### [WHAT THE TASK ASKS]
Quote from the first line below through the line that contains "1-413/548, (1197-59)/1210, (413-90)/548])", both included, and leave the pictures out.
** Begin **
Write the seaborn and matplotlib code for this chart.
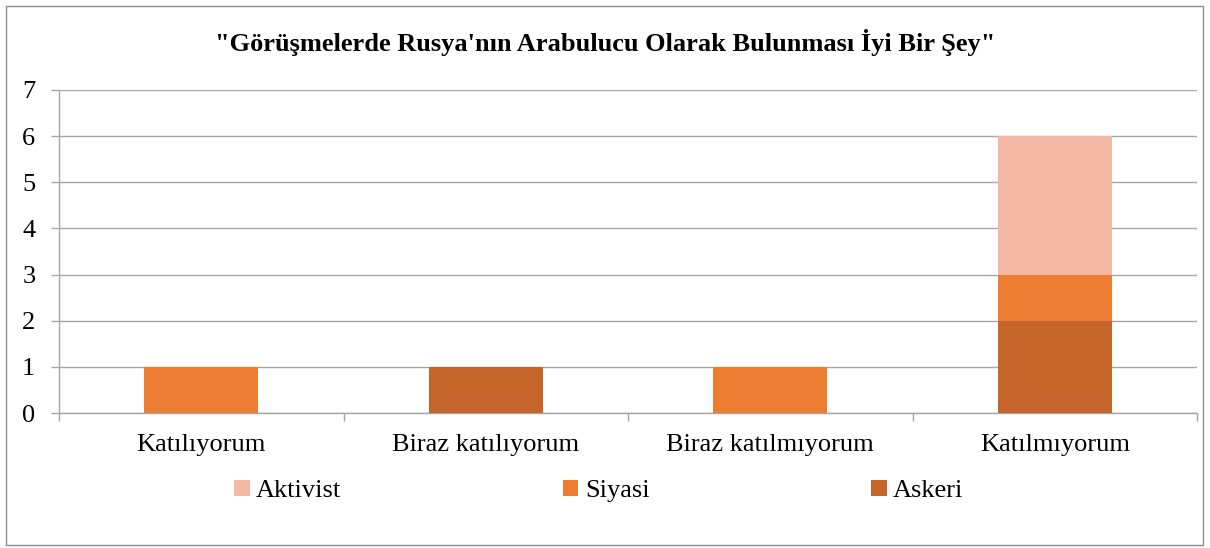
import matplotlib
matplotlib.use("Agg")
import matplotlib.pyplot as plt
import seaborn as sns
import numpy as np
import pandas as pd
from matplotlib.patches import Rectangle, Patch

categories = ["Katılıyorum", "Biraz katılıyorum", "Biraz katılmıyorum", "Katılmıyorum"]
askeri = [0, 1, 0, 2]
siyasi = [1, 0, 1, 1]
aktivist = [0, 0, 0, 3]
series_names = ["Askeri", "Siyasi", "Aktivist"]
colors = {"Askeri": "#C5652A", "Siyasi": "#ED7D31", "Aktivist": "#F4B9A4"}
title = "\"Görüşmelerde Rusya'nın Arabulucu Olarak Bulunması İyi Bir Şey\""

sns.set_theme(style="white")
plt.rcParams["font.family"] = ["Liberation Serif", "DejaVu Serif"]
plt.rcParams["text.color"] = "black"

fig = plt.figure(figsize=(12.1, 5.48), dpi=100)
ax = fig.add_axes([59/1210, 1-413/548, (1197-59)/1210, (413-90)/548])

df = pd.DataFrame({"cat": categories, "Askeri": askeri, "Siyasi": siyasi, "Aktivist": aktivist})
bottom = np.zeros(len(categories))
for name in series_names:
    vals = np.array(df[name], dtype=float)
    sns.barplot(x=categories, y=vals, bottom=bottom, color=colors[name],
                width=0.4, ax=ax, saturation=1, linewidth=0, zorder=3)
    bottom = bottom + vals

ax.set_ylim(0, 7)
ax.set_xlim(-0.5, 3.5)
ax.set_yticks(range(0, 8))
ax.yaxis.grid(True, color="#A6A6A6", linewidth=1, zorder=0)
ax.xaxis.grid(False)
for s in ["top", "right"]:
    ax.spines[s].set_visible(False)
for s in ["left", "bottom"]:
    ax.spines[s].set_color("#A6A6A6")
    ax.spines[s].set_linewidth(1)
ax.tick_params(axis="y", which="major", length=6, color="#A6A6A6", width=1,
               labelsize=19, pad=11, left=True, labelcolor="black")
ax.set_xticks(range(len(categories)))
ax.set_xticklabels(categories)
ax.tick_params(axis="x", which="major", length=0, labelsize=19, pad=15, labelcolor="black")
ax.set_xticks(np.arange(-0.5, 4.0, 1.0), minor=True)
ax.tick_params(axis="x", which="minor", length=6, color="#A6A6A6", width=1, bottom=True)
ax.set_xlabel("")
ax.set_ylabel("")

fig.text(0.5, 1-42/548, title, ha="center", va="center", fontsize=19,
         fontweight="bold", color="black")

handles = [Patch(facecolor=colors[n], edgecolor="none") for n in ["Aktivist", "Siyasi", "Askeri"]]
leg = fig.legend(handles, ["Aktivist", "Siyasi", "Askeri"], loc="center",
                 bbox_to_anchor=(0.495, 1-491/548), ncol=3, frameon=False,
                 fontsize=19, handlelength=0.58, handleheight=0.58,
                 handletextpad=0.25, columnspacing=8.4)
for t in leg.get_texts():
    t.set_color("black")

fig.patches.append(Rectangle((6/1210, 3/548), 1197/1210, 539/548, transform=fig.transFigure,
                             fill=False, edgecolor="#8C8C8C", linewidth=1))

fig.savefig("out.png", dpi=100)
** End **
### [WRITTEN SOLUTION]
Write the seaborn and matplotlib code for this chart.
import matplotlib
matplotlib.use("Agg")
import matplotlib.pyplot as plt
import seaborn as sns
import numpy as np
import pandas as pd
from matplotlib.patches import Rectangle, Patch

categories = ["Katılıyorum", "Biraz katılıyorum", "Biraz katılmıyorum", "Katılmıyorum"]
askeri = [0, 1, 0, 2]
siyasi = [1, 0, 1, 1]
aktivist = [0, 0, 0, 3]
series_names = ["Askeri", "Siyasi", "Aktivist"]
colors = {"Askeri": "#C5652A", "Siyasi": "#ED7D31", "Aktivist": "#F4B9A4"}
title = "\"Görüşmelerde Rusya'nın Arabulucu Olarak Bulunması İyi Bir Şey\""

sns.set_theme(style="white")
plt.rcParams["font.family"] = ["Liberation Serif", "DejaVu Serif"]
plt.rcParams["text.color"] = "black"

fig = plt.figure(figsize=(12.1, 5.48), dpi=100)
ax = fig.add_axes([59/1210, 1-413/548, (1197-59)/1210, (413-90)/548])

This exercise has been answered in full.